_Available data_

* * *

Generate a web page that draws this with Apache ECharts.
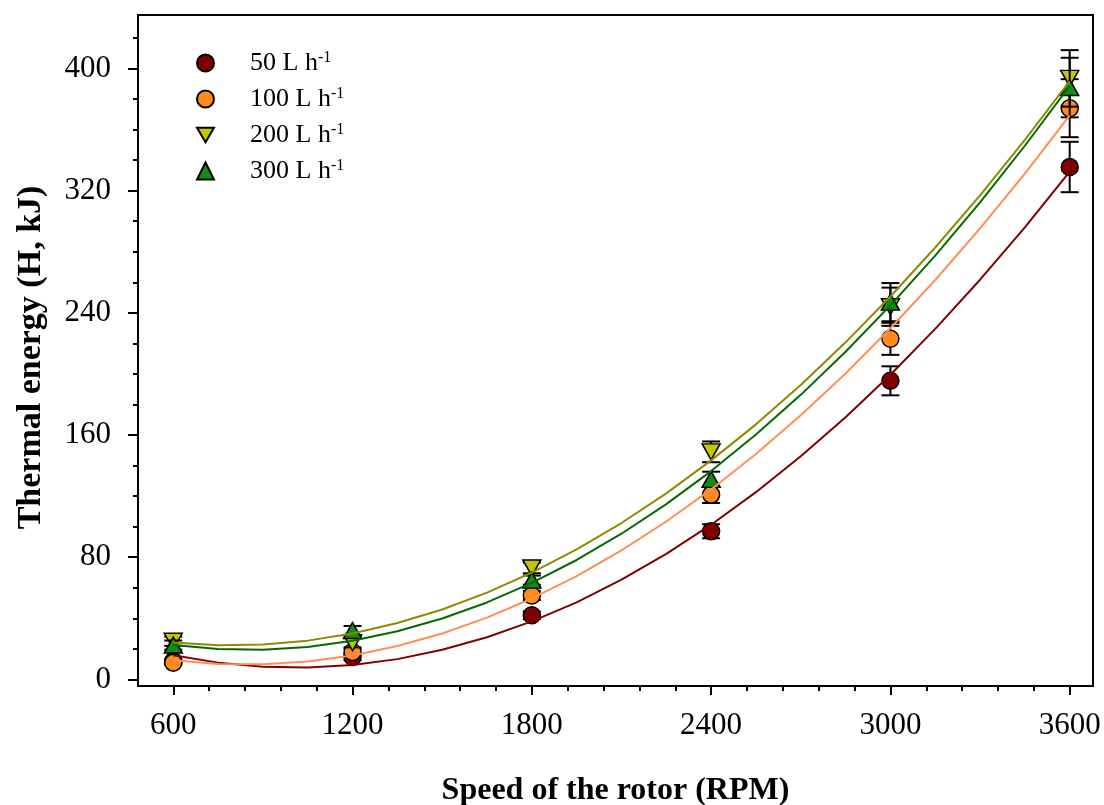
<!DOCTYPE html>
<html>
<head>
<meta charset="utf-8">
<title>Thermal energy vs rotor speed</title>
<script src="https://cdn.jsdelivr.net/npm/echarts@6/dist/echarts.min.js"></script>
<style>
  html, body { margin: 0; padding: 0; background: #fff; }
  #chart { width: 1104px; height: 805px; }
</style>
</head>
<body>
<div id="chart"></div>
<script>
// Rotor speeds (RPM) at which thermal energy was measured
const speeds = [600, 1200, 1800, 2400, 3000, 3600];

// Mean thermal energy (kJ) and error (± kJ) for each flow rate
const h50 = [12, 14.7, 42, 97, 195.5, 335.5];
const h50Err = [1.5, 2, 2.5, 4.6, 9.5, 16.5];
const h100 = [11, 18, 55, 121, 223, 374];
const h100Err = [1.5, 2, 3, 5.5, 10.5, 19];
const h200 = [25, 24, 73, 149, 244, 393.5];
const h200Err = [3, 3, 3.5, 6.8, 12.5, 18.5];
const h300 = [22.5, 32, 65, 131, 247, 387.5];
const h300Err = [3, 3, 3, 5, 12.5, 19.5];

// Fitted trend curves sampled every 150 RPM along the speed range
const fitSpeeds = [600, 750, 900, 1050, 1200, 1350, 1500, 1650, 1800, 1950, 2100,
                   2250, 2400, 2550, 2700, 2850, 3000, 3150, 3300, 3450, 3600];
const fit50 = [15.9, 11.0, 8.3, 7.8, 9.5, 13.3, 19.4, 27.6, 38.0, 50.5, 65.3,
               82.2, 101.3, 122.6, 146.1, 171.7, 199.5, 229.5, 261.7, 296.0, 332.5];
const fit100 = [12.5, 10.1, 9.9, 11.7, 15.7, 21.9, 30.1, 40.5, 53.0, 67.7, 84.5,
                103.4, 124.4, 147.6, 172.9, 200.3, 229.9, 261.5, 295.3, 331.2, 369.3];
const fit200 = [24.1, 22.4, 22.9, 25.4, 30.1, 36.9, 45.8, 56.8, 69.9, 85.1, 102.4,
                121.8, 143.4, 167.0, 192.8, 220.7, 250.7, 282.8, 316.9, 353.3, 391.7];
const fit300 = [22.6, 20.0, 19.5, 21.3, 25.3, 31.5, 39.9, 50.4, 63.2, 78.2, 95.4,
                114.8, 136.4, 160.3, 186.3, 214.5, 244.9, 277.5, 312.3, 349.4, 388.6];

// Legend texts (unit h with superscript -1)
const flowNames = ['50', '100', '200', '300'];
const flowLabels = ['50 L h', '100 L h', '200 L h', '300 L h'];

// Axis ticks
const xTicks = [600, 1200, 1800, 2400, 3000, 3600];
const xMinorTicks = [720, 840, 960, 1080, 1320, 1440, 1560, 1680, 1920, 2040, 2160, 2280,
                     2520, 2640, 2760, 2880, 3120, 3240, 3360, 3480];
const yTicks = [0, 80, 160, 240, 320, 400];
const yMinorTicks = [20, 40, 60, 100, 120, 140, 180, 200, 220, 260, 280, 300, 340, 360, 380, 420];

const SERIF = "'Liberation Serif', 'Times New Roman', serif";
const INV_TRIANGLE = 'path://M0,0L20,0L10,17.3Z';

const groups = [
  { name: flowNames[0], vals: h50, errs: h50Err, fit: fit50, fill: '#800000', curve: '#800000', symbol: 'circle', size: 17 },
  { name: flowNames[1], vals: h100, errs: h100Err, fit: fit100, fill: '#FF8C1A', curve: '#FF8F55', symbol: 'circle', size: 17 },
  { name: flowNames[2], vals: h200, errs: h200Err, fit: fit200, fill: '#C6C600', curve: '#8C8C00', symbol: INV_TRIANGLE, size: [18, 16] },
  { name: flowNames[3], vals: h300, errs: h300Err, fit: fit300, fill: '#138C13', curve: '#066806', symbol: 'triangle', size: [18, 16] }
];

function errorBarItem(params, api) {
  const x = api.value(0), y = api.value(1), e = api.value(2);
  const top = api.coord([x, y + e]);
  const bot = api.coord([x, y - e]);
  const hw = 9;
  const style = { stroke: '#000', lineWidth: 2 };
  return {
    type: 'group',
    children: [
      { type: 'line', shape: { x1: top[0], y1: top[1], x2: bot[0], y2: bot[1] }, style },
      { type: 'line', shape: { x1: top[0] - hw, y1: top[1], x2: top[0] + hw, y2: top[1] }, style },
      { type: 'line', shape: { x1: bot[0] - hw, y1: bot[1], x2: bot[0] + hw, y2: bot[1] }, style }
    ]
  };
}

const series = [];
groups.forEach((g, i) => {
  series.push({
    name: 'err' + g.name,
    type: 'custom',
    renderItem: errorBarItem,
    data: speeds.map((s, k) => [s, g.vals[k], g.errs[k]]),
    encode: { x: 0, y: 1 },
    z: 2 + i * 2,
    silent: true
  });
  series.push({
    name: g.name,
    type: 'scatter',
    data: speeds.map((s, k) => [s, g.vals[k]]),
    symbol: g.symbol,
    symbolSize: g.size,
    symbolKeepAspect: false,
    itemStyle: { color: g.fill, borderColor: '#000', borderWidth: 1.5, opacity: 1 },
    z: 3 + i * 2
  });
});
groups.forEach((g) => {
  series.push({
    name: 'fit' + g.name,
    type: 'line',
    data: fitSpeeds.map((s, k) => [s, g.fit[k]]),
    smooth: false,
    symbol: 'none',
    lineStyle: { color: g.curve, width: 2, join: 'round' },
    z: 20,
    silent: true
  });
});

const plainNumber = (v) => String(v);

const chart = echarts.init(document.getElementById('chart'), null, { renderer: 'canvas' });
chart.setOption({
  animation: false,
  backgroundColor: '#fff',
  grid: {
    left: 138, right: 11, top: 15, bottom: 119,
    outerBoundsMode: 'none', containLabel: false,
    show: true, borderColor: '#000', borderWidth: 2, backgroundColor: 'transparent'
  },
  legend: {
    orient: 'vertical',
    left: 196,
    top: 50,
    padding: 0,
    itemGap: 10,
    itemWidth: 17,
    itemHeight: 17,
    selectedMode: false,
    data: flowNames,
    formatter: (name) => '{n|' + flowLabels[flowNames.indexOf(name)] + '}{s|-1}',
    textStyle: {
      rich: {
        n: { fontFamily: SERIF, fontSize: 26, color: '#000', padding: [0, 0, 0, 31] },
        s: { fontFamily: SERIF, fontSize: 16, color: '#000', verticalAlign: 'top' }
      }
    }
  },
  xAxis: [
    {
      type: 'value', min: 482, max: 3678, position: 'bottom',
      axisLine: { show: true, onZero: false, lineStyle: { color: '#000', width: 2 } },
      axisTick: { show: true, inside: false, length: 9, lineStyle: { color: '#000', width: 2 }, customValues: xTicks },
      axisLabel: { customValues: xTicks, formatter: plainNumber, margin: 24, fontFamily: SERIF, fontSize: 31, color: '#000' },
      splitLine: { show: false },
      name: 'Speed of the rotor (RPM)',
      nameLocation: 'middle',
      nameGap: 89,
      nameTextStyle: { fontFamily: SERIF, fontSize: 32, fontWeight: 'bold', color: '#000' }
    },
    {
      type: 'value', min: 482, max: 3678, position: 'bottom',
      axisLine: { show: false, onZero: false },
      axisTick: { show: true, inside: false, length: 5, lineStyle: { color: '#000', width: 2 }, customValues: xMinorTicks },
      axisLabel: { show: false },
      splitLine: { show: false }
    }
  ],
  yAxis: [
    {
      type: 'value', min: -4.3, max: 435, position: 'left',
      axisLine: { show: true, onZero: false, lineStyle: { color: '#000', width: 2 } },
      axisTick: { show: true, inside: false, length: 10, lineStyle: { color: '#000', width: 2 }, customValues: yTicks },
      axisLabel: { customValues: yTicks, formatter: plainNumber, margin: 27, fontFamily: SERIF, fontSize: 31, color: '#000' },
      splitLine: { show: false },
      name: 'Thermal energy (H, kJ)',
      nameLocation: 'middle',
      nameGap: 90,
      nameTextStyle: { fontFamily: SERIF, fontSize: 34, fontWeight: 'bold', color: '#000', padding: [0, 14, 0, 0] }
    },
    {
      type: 'value', min: -4.3, max: 435, position: 'left',
      axisLine: { show: false, onZero: false },
      axisTick: { show: true, inside: false, length: 5, lineStyle: { color: '#000', width: 2 }, customValues: yMinorTicks },
      axisLabel: { show: false },
      splitLine: { show: false }
    }
  ],
  series: series
});
</script>
</body>
</html>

* * *

_What you should do_
Locate all lines holding the word "with", then copy them out.

_Task solution_
Generate a web page that draws this with Apache ECharts.
// Legend texts (unit h with superscript -1)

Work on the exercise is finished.